Интересным показателем театрализованности повседневной жизни является то, что широко распространенные в дворянском быту начала XIX века любительские спектакли и домашние театры, как и приобщение к профессиональному театру, воспринимались как уход из мира условной и неискренней жизни „света“ в мир подлинных чувств и непосредственности. Театр конца XVIII — начала XIX века одной из существенных тем имел характер „естественного человека“. Он мог облекаться в образ добродетельного дикаря, юноши — жертвы социальных или религиозных предрассудков, девушки, чьи естественные чувства любви и свободы подвергаются насилию со стороны предрассудков и деспотизма. Тематика эта широко проникла на сцену, причем с особенной прямолинейностью она завоевала „нижние“ этажи литературы. Если в пьесах Ф. Шиллера она усложнялась глубокими философскими прозрениями, то под пером А. Коцебу становилась доступной даже весьма нетребовательному зрителю. Однако парадоксальным образом сама примитивность пьес такого типа оказывалась источником не только их слабости, но и силы.
Можно было бы сказать, что популярность „коцебятины“ (презрительное название, данное последователями классицизма драматургии Коцебу) питалась только культурной неискушенностью зрителей. Но такое утверждение односложно. Просвещение основывалось на убеждении, что истина проста по своей сущности. Примитивное воспринималось как близкое к природе. Мудрецом века был объявлен дикарь. Мелодрама с ее предельным упрощением характеров, резким разделением на добродетельных героев и злодеев казалась наиболее соответствующей самой природе. В пьесе А. Н. Островского „Лес“, написанной не без влияния идей Просвещения, сталкиваются две группы героев: театральные актеры („высокий“ трагик и „низкий“ комик — сама пара повторяет контрасты балаганного набора персонажей) и светское помещичье общество. Но в ходе пьесы Островского — и об этом прямо говорит трагик Несчастливцев — „комедиантами“ оказываются погруженные в мир обманов и лжи зрители, а люди театра — высокими артистами. Последнее слово применялось ко всем деятелям искусства, что для Просвещения означало близость к подлинной жизни. Таким образом, на фоне „театра жизни“ дважды театральный театр сцены воспринимался как выход за пределы искусственного мира в мир естественности. В памяти Аксакова сохранились слова известного театрала Писарева: „Вот с какими людьми я хочу жить и умереть, — с артистами, проникнутыми любовью к искусству и любящими меня, как человека с талантом!
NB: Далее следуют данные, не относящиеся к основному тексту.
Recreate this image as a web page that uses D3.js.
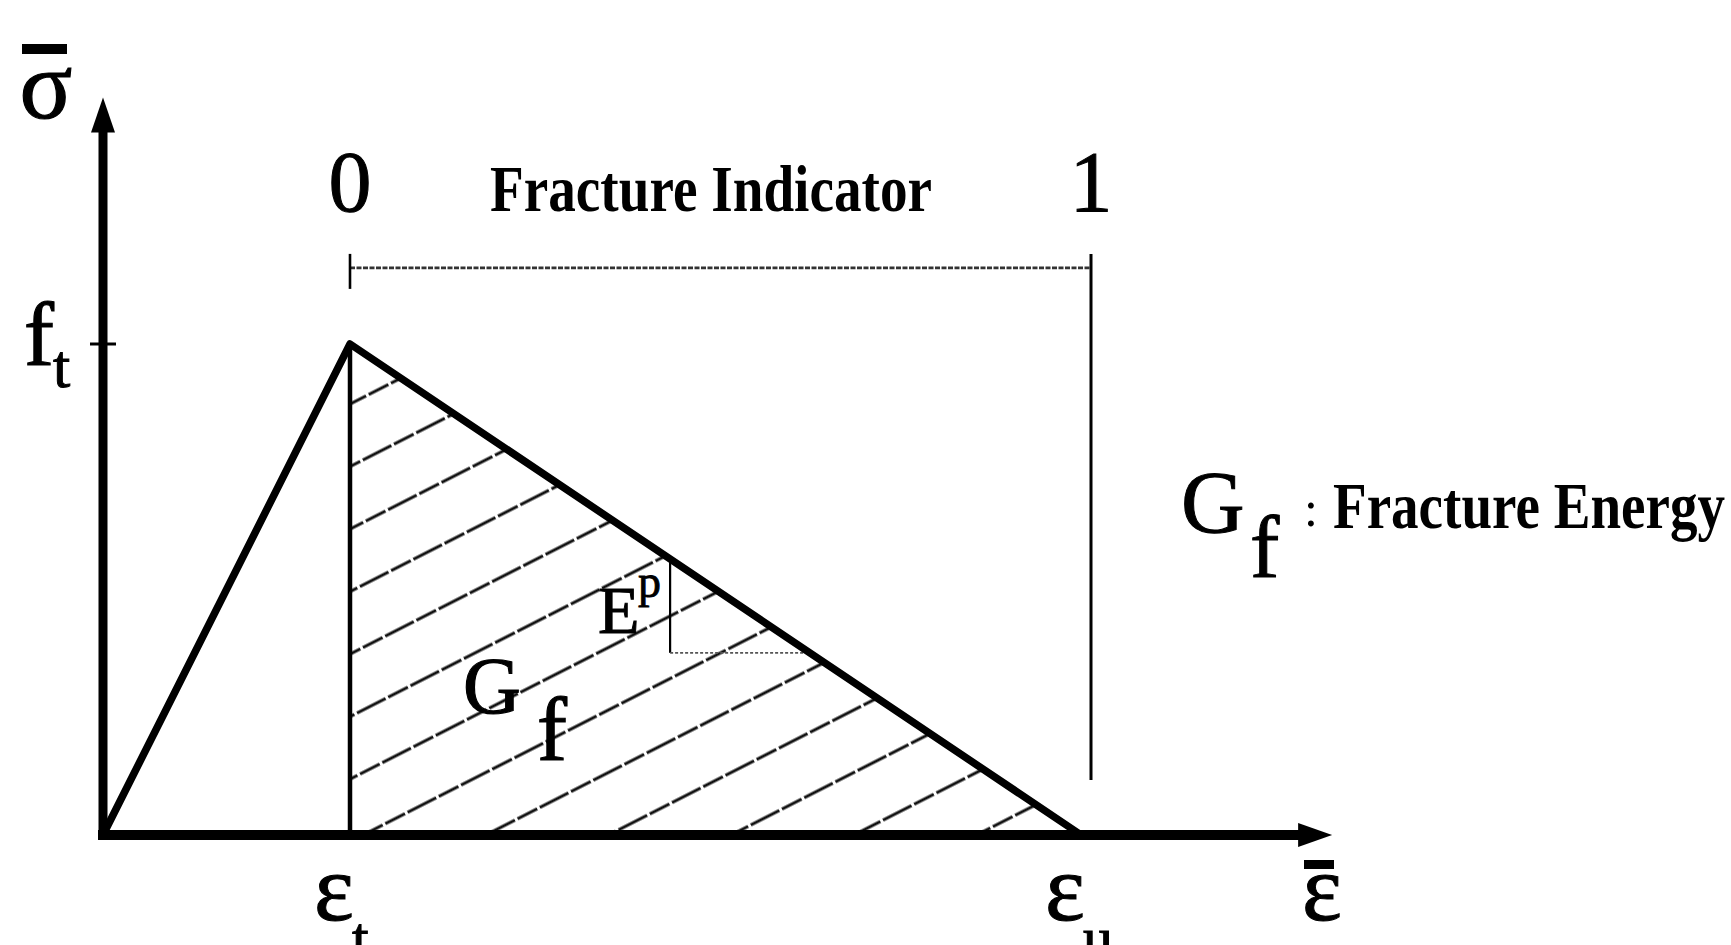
<!DOCTYPE html>
<html><head><meta charset="utf-8">
<script src="https://cdn.jsdelivr.net/npm/d3@7/dist/d3.min.js"></script>
<style>
html,body{margin:0;padding:0;background:#fff;}
svg{display:block;}
text{font-family:"Liberation Serif","Times New Roman",serif;fill:#000;}
</style></head>
<body>
<svg id="chart" width="1731" height="945"></svg>
<script>
// ---- data (strain in units of eps_t, stress in units of f_t) ----
const curveStrain = [0, 1, 3.96];       // origin, eps_t, eps_u
const curveStress = [0, 1, 0];          // 0, f_t, 0
const axisMax = [4.96, 1.5];            // x-axis end (strain), y-axis end (stress)
const yTickValues = [1];
const yTickLabels = ["f"];
const yTickSubs = ["t"];
const xTickValues = [1, 3.96];
const xTickLabels = ["ε", "ε"];
const xTickSubs = ["t", "u"];
const indicatorStrain = [1, 4];
const indicatorLabels = ["0", "1"];
const indicatorLevel = [1.155];         // stress level of the bracket
const slopeStrain = [2.296];            // vertical leg of slope marker
const slopeStress = [0.371];            // horizontal leg of slope marker

const svg = d3.select("#chart");
const x = d3.scaleLinear().domain([0, 4]).range([103, 1091]);
const y = d3.scaleLinear().domain([0, 1]).range([835, 344]);

// hatch pattern
const defs = svg.append("defs");
const hp = defs.append("pattern").attr("id","hatch").attr("patternUnits","userSpaceOnUse")
  .attr("width",60).attr("height",55.7)
  .attr("patternTransform",`translate(${x(1.053)},${y(0)}) rotate(-27)`);
[0,55.7].forEach(v=>hp.append("line").attr("x1",0).attr("x2",60).attr("y1",v).attr("y2",v)
  .attr("stroke","#111").attr("stroke-width",2.8).attr("stroke-dasharray","22 3"));

// hatched area (eps_t .. eps_u under softening branch)
const hatchPts = [[curveStrain[1],0],[curveStrain[1],curveStress[1]],[curveStrain[2],0]];
svg.append("path").attr("d", d3.line().x(d=>x(d[0])).y(d=>y(d[1]))(hatchPts)+"Z")
  .attr("fill","url(#hatch)").attr("stroke","none");

// slope marker
const sx = slopeStrain[0], sy = slopeStress[0];
const descY = s => curveStress[1]*(curveStrain[2]-s)/(curveStrain[2]-curveStrain[1]);
const descX = v => curveStrain[2] - v*(curveStrain[2]-curveStrain[1])/curveStress[1];
svg.append("line").attr("x1",x(sx)).attr("x2",x(sx)).attr("y1",y(descY(sx))).attr("y2",y(sy))
  .attr("stroke","#000").attr("stroke-width",2.2);
svg.append("line").attr("x1",x(sx)).attr("x2",x(descX(sy))).attr("y1",y(sy)).attr("y2",y(sy))
  .attr("stroke","#555").attr("stroke-width",1.8).attr("stroke-dasharray","3 2");

// vertical at eps_t
svg.append("line").attr("x1",x(curveStrain[1])).attr("x2",x(curveStrain[1]))
  .attr("y1",y(curveStress[1])).attr("y2",y(0)).attr("stroke","#000").attr("stroke-width",4.5);

// fracture indicator bracket
const bl = indicatorLevel[0];
svg.append("line").attr("x1",x(indicatorStrain[0])).attr("x2",x(indicatorStrain[1]))
  .attr("y1",y(bl)).attr("y2",y(bl)).attr("stroke","#333").attr("stroke-width",2.6)
  .attr("stroke-dasharray","5 1.5");
svg.append("line").attr("x1",x(indicatorStrain[0])).attr("x2",x(indicatorStrain[0]))
  .attr("y1",y(bl)-14).attr("y2",y(bl)+21).attr("stroke","#000").attr("stroke-width",2.6);
svg.append("line").attr("x1",x(indicatorStrain[1])).attr("x2",x(indicatorStrain[1]))
  .attr("y1",y(bl)-14).attr("y2",y(0.112)).attr("stroke","#000").attr("stroke-width",3);
indicatorLabels.forEach((t,i)=>svg.append("text").attr("x",x(indicatorStrain[i])).attr("y",211)
  .attr("text-anchor","middle").attr("font-size",86).attr("stroke","#000").attr("stroke-width",1).text(t));
svg.append("text").attr("x",490).attr("y",211).attr("font-size",66).attr("font-weight","bold")
  .attr("textLength",442).attr("lengthAdjust","spacingAndGlyphs").text("Fracture Indicator");

// axes
svg.append("line").attr("x1",x(0)).attr("x2",x(0)).attr("y1",y(0)+5).attr("y2",y(axisMax[1])+25)
  .attr("stroke","#000").attr("stroke-width",9);
svg.append("path").attr("d",`M${x(0)},${y(axisMax[1])-1} L${x(0)-12},${y(axisMax[1])+34} L${x(0)+12},${y(axisMax[1])+34}Z`).attr("fill","#000");
svg.append("line").attr("x1",x(0)-5).attr("x2",x(axisMax[0])-25).attr("y1",y(0)).attr("y2",y(0))
  .attr("stroke","#000").attr("stroke-width",10);
svg.append("path").attr("d",`M${x(axisMax[0])+4},${y(0)} L${x(axisMax[0])-30},${y(0)-12} L${x(axisMax[0])-30},${y(0)+12}Z`).attr("fill","#000");

// y tick f_t
yTickValues.forEach((v,i)=>{
  svg.append("line").attr("x1",x(0)-13).attr("x2",x(0)+13).attr("y1",y(v)).attr("y2",y(v))
    .attr("stroke","#000").attr("stroke-width",3);
  svg.append("text").attr("x",24).attr("y",y(v)+21).attr("font-size",90).attr("stroke","#000").attr("stroke-width",1.2).text(yTickLabels[i]);
  svg.append("text").attr("x",53).attr("y",y(v)+43).attr("font-size",62).attr("stroke","#000").attr("stroke-width",1).text(yTickSubs[i]);
});

// stress-strain curve
svg.append("path").attr("d", d3.line().x((d,i)=>x(curveStrain[i])).y((d,i)=>y(curveStress[i]))(curveStrain))
  .attr("fill","none").attr("stroke","#000").attr("stroke-width",7.5).attr("stroke-linejoin","round");

// x tick labels
xTickValues.forEach((v,i)=>{
  svg.append("text").attr("x",x(v)-36).attr("y",920).attr("font-size",95).attr("stroke","#000").attr("stroke-width",1).text(xTickLabels[i]);
  svg.append("text").attr("x",x(v)+2).attr("y",958).attr("font-size",60).attr("stroke","#000").attr("stroke-width",1).text(xTickSubs[i]);
});

// axis titles
svg.append("text").attr("x",46).attr("y",118).attr("text-anchor","middle").attr("font-size",98).attr("stroke","#000").attr("stroke-width",1.2).text("σ");
svg.append("rect").attr("x",22).attr("y",44).attr("width",45).attr("height",10).attr("fill","#000");
svg.append("text").attr("x",1302).attr("y",920).attr("font-size",95).attr("stroke","#000").attr("stroke-width",1).text("ε");
svg.append("rect").attr("x",1304).attr("y",860).attr("width",30).attr("height",9).attr("fill","#000");

// G_f and E^p inside
svg.append("text").attr("x",463).attr("y",713).attr("font-size",80).attr("stroke","#000").attr("stroke-width",1.2).text("G");
svg.append("text").attr("x",537).attr("y",760).attr("font-size",90).attr("stroke","#000").attr("stroke-width",1.2).text("f");
svg.append("text").attr("x",598).attr("y",633).attr("font-size",68).attr("stroke","#000").attr("stroke-width",1).text("E");
svg.append("text").attr("x",638).attr("y",597).attr("font-size",46).attr("stroke","#000").attr("stroke-width",0.8).text("p");

// legend note
svg.append("text").attr("x",1181).attr("y",532).attr("font-size",88).attr("stroke","#000").attr("stroke-width",1).text("G");
svg.append("text").attr("x",1250).attr("y",577).attr("font-size",88).attr("stroke","#000").attr("stroke-width",1).text("f");
svg.append("text").attr("x",1304).attr("y",526).attr("font-size",50).text(":");
svg.append("text").attr("x",1333).attr("y",528).attr("font-size",66).attr("font-weight","bold")
  .attr("textLength",392).attr("lengthAdjust","spacingAndGlyphs").text("Fracture Energy");
</script>
</body></html>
Стану я томиться скукой в гостиных ваших светских порядочных людей! Стану я умирать с тоски, слушая пошлости и встречая невежественное понимание художника вашими, пожалуй, и достопочтенными людьми! Нет, слуга покорный! Нога моя не будет нигде, кроме театра, домов моих друзей и бедных квартир актеров и актрис, которые лучше, добрее, честнее и только откровеннее бонтонных оценщиц“[237].
Показательно устойчивое стремление осмыслить законы жизни дворянского общества через призму наиболее условных форм театрального спектакля — маскарада, кукольной комедии и балагана, с чем постоянно встречаемся в литературе конца XVIII — начала XIX века. К наиболее ранним сопоставлениям света и маскарада относится место в „Почте духов“ Крылова: „Я не знаю, для того ли они наряжаются таким образом, чтоб показать себя в настоящем своем виде по расположению своих душ, сходствующих, может быть, с тою приемлемою ими безобразностию; или, что они любят быть неузнаваемыми и казаться всегда в другом виде, нежели каковы они есть в самом деле. Если сие замечание справедливо, то можно сказать… что сей свет есть не что иное, как обширное здание, в котором собрано великое множество маскированных людей, из коих, может быть, большая часть под наружною личиною в сердцах своих носят обман, злобу и вероломство“.